DATA BLOCK —
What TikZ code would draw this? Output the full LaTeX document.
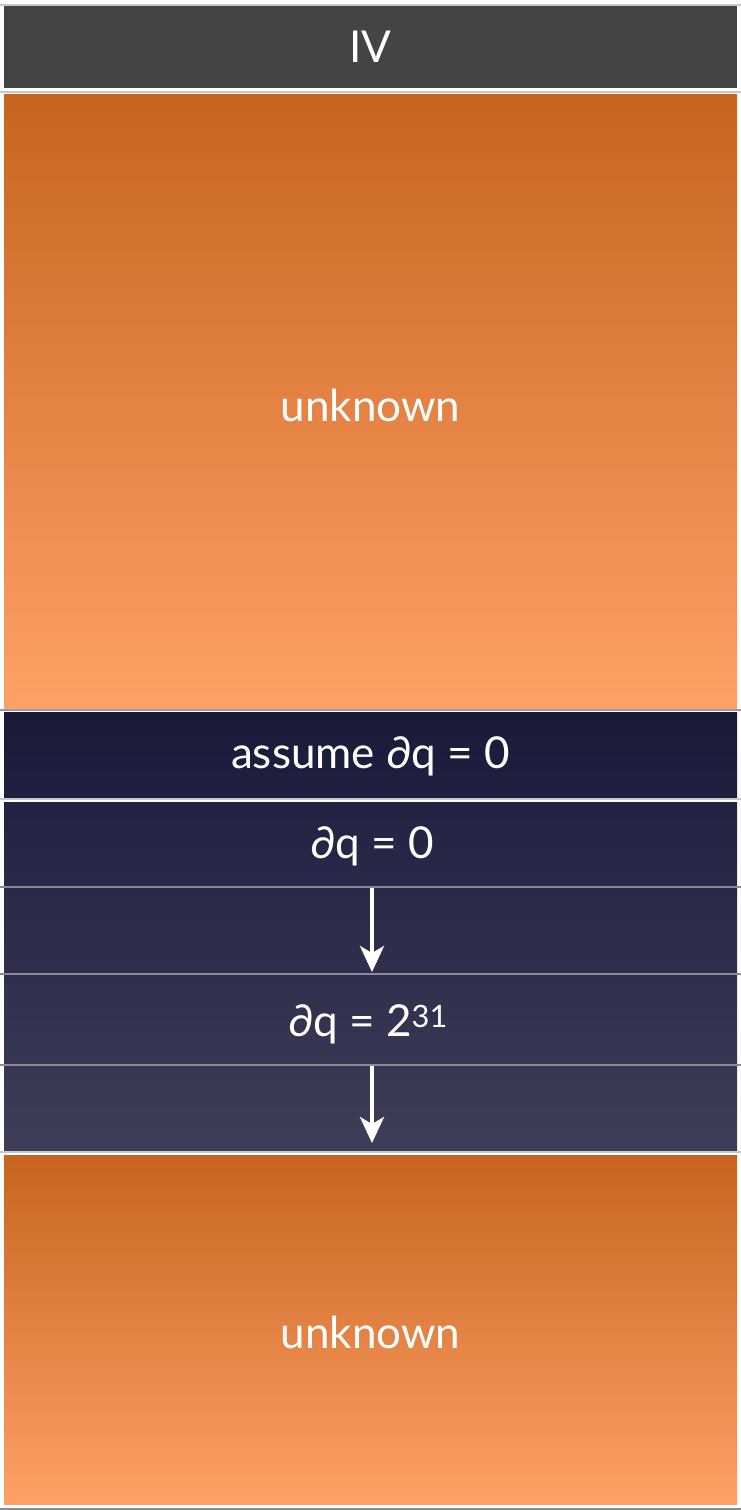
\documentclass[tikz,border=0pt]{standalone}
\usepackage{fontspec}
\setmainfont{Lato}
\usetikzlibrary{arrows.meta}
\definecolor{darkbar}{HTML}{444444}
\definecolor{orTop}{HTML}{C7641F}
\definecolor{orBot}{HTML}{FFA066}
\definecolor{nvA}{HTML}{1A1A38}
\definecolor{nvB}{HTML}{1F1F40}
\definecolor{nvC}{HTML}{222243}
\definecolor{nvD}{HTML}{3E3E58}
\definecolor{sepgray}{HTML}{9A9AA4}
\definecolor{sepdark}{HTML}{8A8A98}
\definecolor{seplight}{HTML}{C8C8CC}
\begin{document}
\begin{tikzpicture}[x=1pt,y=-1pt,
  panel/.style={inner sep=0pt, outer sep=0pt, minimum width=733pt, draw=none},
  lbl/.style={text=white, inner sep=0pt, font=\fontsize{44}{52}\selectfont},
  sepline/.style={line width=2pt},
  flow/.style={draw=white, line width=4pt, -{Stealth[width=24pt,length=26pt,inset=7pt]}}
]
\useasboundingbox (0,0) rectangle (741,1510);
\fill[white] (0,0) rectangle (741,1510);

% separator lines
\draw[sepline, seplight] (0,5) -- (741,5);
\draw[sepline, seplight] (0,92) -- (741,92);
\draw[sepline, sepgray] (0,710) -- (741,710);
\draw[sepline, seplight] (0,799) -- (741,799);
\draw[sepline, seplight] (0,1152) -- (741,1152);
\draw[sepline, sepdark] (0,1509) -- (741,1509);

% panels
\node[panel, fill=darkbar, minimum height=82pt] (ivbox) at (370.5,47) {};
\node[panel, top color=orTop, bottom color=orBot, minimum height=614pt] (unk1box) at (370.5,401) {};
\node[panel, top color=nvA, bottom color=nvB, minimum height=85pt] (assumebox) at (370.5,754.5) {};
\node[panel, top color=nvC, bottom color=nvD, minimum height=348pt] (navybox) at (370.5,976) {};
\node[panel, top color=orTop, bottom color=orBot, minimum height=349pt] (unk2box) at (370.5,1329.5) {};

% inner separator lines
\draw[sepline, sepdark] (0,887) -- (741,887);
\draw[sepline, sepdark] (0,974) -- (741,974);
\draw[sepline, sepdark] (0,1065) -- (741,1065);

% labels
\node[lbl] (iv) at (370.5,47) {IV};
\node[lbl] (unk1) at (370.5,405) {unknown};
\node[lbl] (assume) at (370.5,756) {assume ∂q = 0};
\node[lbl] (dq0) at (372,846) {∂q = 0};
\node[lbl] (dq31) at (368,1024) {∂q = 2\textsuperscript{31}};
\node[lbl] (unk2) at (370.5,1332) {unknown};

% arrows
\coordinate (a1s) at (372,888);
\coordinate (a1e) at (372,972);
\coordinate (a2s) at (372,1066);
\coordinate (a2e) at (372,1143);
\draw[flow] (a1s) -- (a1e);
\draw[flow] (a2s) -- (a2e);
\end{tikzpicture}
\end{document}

THE TASK — Reproduce each line exactly as it appears, omitting the pictures.

RESULT BELOW —
What TikZ code would draw this? Output the full LaTeX document.
\documentclass[tikz,border=0pt]{standalone}
\usepackage{fontspec}
\setmainfont{Lato}
\usetikzlibrary{arrows.meta}
\definecolor{darkbar}{HTML}{444444}
\definecolor{orTop}{HTML}{C7641F}
\definecolor{orBot}{HTML}{FFA066}
\definecolor{nvA}{HTML}{1A1A38}
\definecolor{nvB}{HTML}{1F1F40}
\definecolor{nvC}{HTML}{222243}
\definecolor{nvD}{HTML}{3E3E58}
\definecolor{sepgray}{HTML}{9A9AA4}
\definecolor{sepdark}{HTML}{8A8A98}
\definecolor{seplight}{HTML}{C8C8CC}
\begin{document}
\begin{tikzpicture}[x=1pt,y=-1pt,
  panel/.style={inner sep=0pt, outer sep=0pt, minimum width=733pt, draw=none},
  lbl/.style={text=white, inner sep=0pt, font=\fontsize{44}{52}\selectfont},
  sepline/.style={line width=2pt},
  flow/.style={draw=white, line width=4pt, -{Stealth[width=24pt,length=26pt,inset=7pt]}}
]
\useasboundingbox (0,0) rectangle (741,1510);
\fill[white] (0,0) rectangle (741,1510);

% separator lines
\draw[sepline, seplight] (0,5) -- (741,5);
\draw[sepline, seplight] (0,92) -- (741,92);
\draw[sepline, sepgray] (0,710) -- (741,710);
\draw[sepline, seplight] (0,799) -- (741,799);
\draw[sepline, seplight] (0,1152) -- (741,1152);
\draw[sepline, sepdark] (0,1509) -- (741,1509);

% panels
\node[panel, fill=darkbar, minimum height=82pt] (ivbox) at (370.5,47) {};
\node[panel, top color=orTop, bottom color=orBot, minimum height=614pt] (unk1box) at (370.5,401) {};
\node[panel, top color=nvA, bottom color=nvB, minimum height=85pt] (assumebox) at (370.5,754.5) {};
\node[panel, top color=nvC, bottom color=nvD, minimum height=348pt] (navybox) at (370.5,976) {};
\node[panel, top color=orTop, bottom color=orBot, minimum height=349pt] (unk2box) at (370.5,1329.5) {};

% inner separator lines
\draw[sepline, sepdark] (0,887) -- (741,887);
\draw[sepline, sepdark] (0,974) -- (741,974);
\draw[sepline, sepdark] (0,1065) -- (741,1065);

% labels
\node[lbl] (iv) at (370.5,47) {IV};
\node[lbl] (unk1) at (370.5,405) {unknown};
\node[lbl] (assume) at (370.5,756) {assume ∂q = 0};
\node[lbl] (dq0) at (372,846) {∂q = 0};
\node[lbl] (dq31) at (368,1024) {∂q = 2\textsuperscript{31}};
\node[lbl] (unk2) at (370.5,1332) {unknown};

% arrows
\coordinate (a1s) at (372,888);
\coordinate (a1e) at (372,972);
\coordinate (a2s) at (372,1066);
\coordinate (a2e) at (372,1143);
\draw[flow] (a1s) -- (a1e);
\draw[flow] (a2s) -- (a2e);
\end{tikzpicture}
\end{document}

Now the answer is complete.